Stories in the Nov. 11 issue ranged from how the Native vote influenced congressional races, to a New Mexico rally in support of gaming that drew 2,500, to a notice on the Boys’ Club Pilgrim’s Day in Rapid City.

“The paper is a community paper. My community happens to be all Indian reservations in the United States,” said Tim Giago, an Oglala Lakota tribal member who is the newspaper’s president and publisher.

Pearl Capoeman-Baller, president of the Quinault Indian Nation in Taholah, Wash., is contacted regularly by reporters from Grays Harbor and Seattle newspapers. But her tribal council threw support behind Indian Country coming to Washington state.

“I think there’s more news going on than people are aware of. There’s just a lot of news the public doesn’t get,” she said.

While tribal newspapers cover local issues, most don’t cover other tribes. Mainstream media tend to cover reservations from a distance, often by telephone.

“They don’t take the time to come out here and talk to us,” said John Martin, a columnist with the Ute Bulletin in Fort Duchesne, Utah.

Into that gap comes independent Indian Country Today. With 125,000 subscribers from Secretary of the Interior Bruce Babbitt to Capoeman-Baller, the paper is an unofficial network for the 550 sovereign tribes of the United States.

“In every issue that comes out, there’s always something. We learn a little bit about other tribes and the problems they’re having, and how they deal with it,” said Martin, who occasionally contributes to the paper.

“It’s a teaching tool for Indians and non-Indians,” said Capoeman-Baller.

The newspaper also is an advertising market tapping tribal industries, legal notices and personal ads.

At the paper’s main headquarters in Rapid City, Giago jokes that four clocks keep Spokane time, Albuquerque time, Rapid City time and Indian time “about nine hours late.”

Since its launch 16 years ago as Lakota Times, the newspaper has grown into sections covering the northern Plains from Rapid City, the Southwest from Albuquerque and now, the Northwest, from the Spokane Valley.

Attempts to establish bureaus near Phoenix and Seattle were abandoned.
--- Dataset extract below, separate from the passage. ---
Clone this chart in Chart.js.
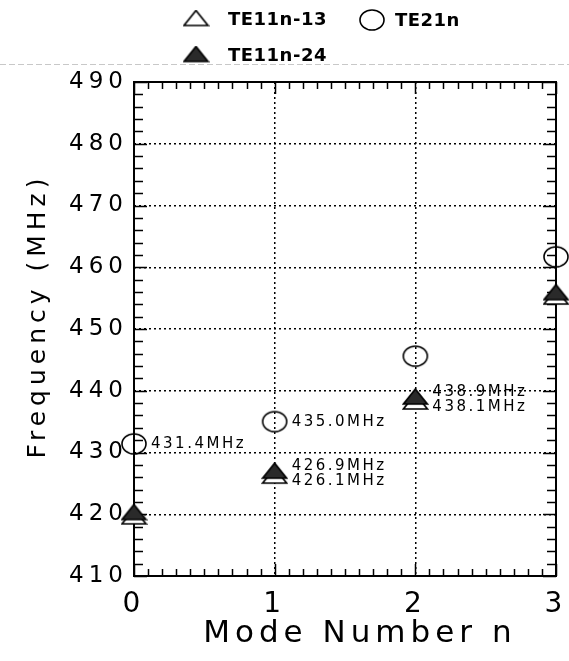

The newspaper is more reservation than urban-centered, although coverage will include cities.

Among the issues readers can expect to read about: gambling, sovereignty, taxation by tribes, health and safety, the rise of drug and alcohol-free political candidates, and the use of Indian land in transporting and storing nuclear waste.

Doris Giago, an assistant journalism professor at South Dakota State University in Brookings, S.D., said Indians have only entered journalism in the last several years. Historically, she said, much of Indian culture and history has been oral.

“I think journalism complements that. We’ve been hearing stories all our lives. Journalism is just another way of telling those stories.”

As much as it covers hard news, some observers say Indian Country Today’s real strength is in its other copy. The names on the editorial cartoons, columns and honor roll lists are Indian names. Letters to the editor come from readers from Atlanta to Spokane. The paper is also on-line at http://www.indiancountry.com

Too often, people make the mistake of judging newspapers by what’s on the front page, said Mark Trahant, editor and publisher of the Daily News in Moscow, Idaho, and a Shoshone-Bannock.

“The most important thing in Indian Country Today may be the obit section, the notes from schools, the back-of-the-book notices that just would not get picked up,” he said. “That does more for a community’s self-esteem than almost anything.”

Tim Giago named the obituary page the Holy Road, or Canku Wakan in Lakota, in the Indian tradition of looking at life in terms of roads or paths. Following the Good Red Road, for instance, means living a life of honesty.

“I just thought it would be a wonderful way to honor someone in the family,” Giago said. “I think people look forward to it all over the country. So many have moved to work for the military or the Bureau of Indian Affairs and they lose touch. This lets them know who has passed away.”

Valerie Henderson, managing editor of the Northwest bureau, says when she took the job her Nez Perce father told her to “always keep your people in mind.

“Conduct yourself as if your grandparents were in the room. Be respectful.”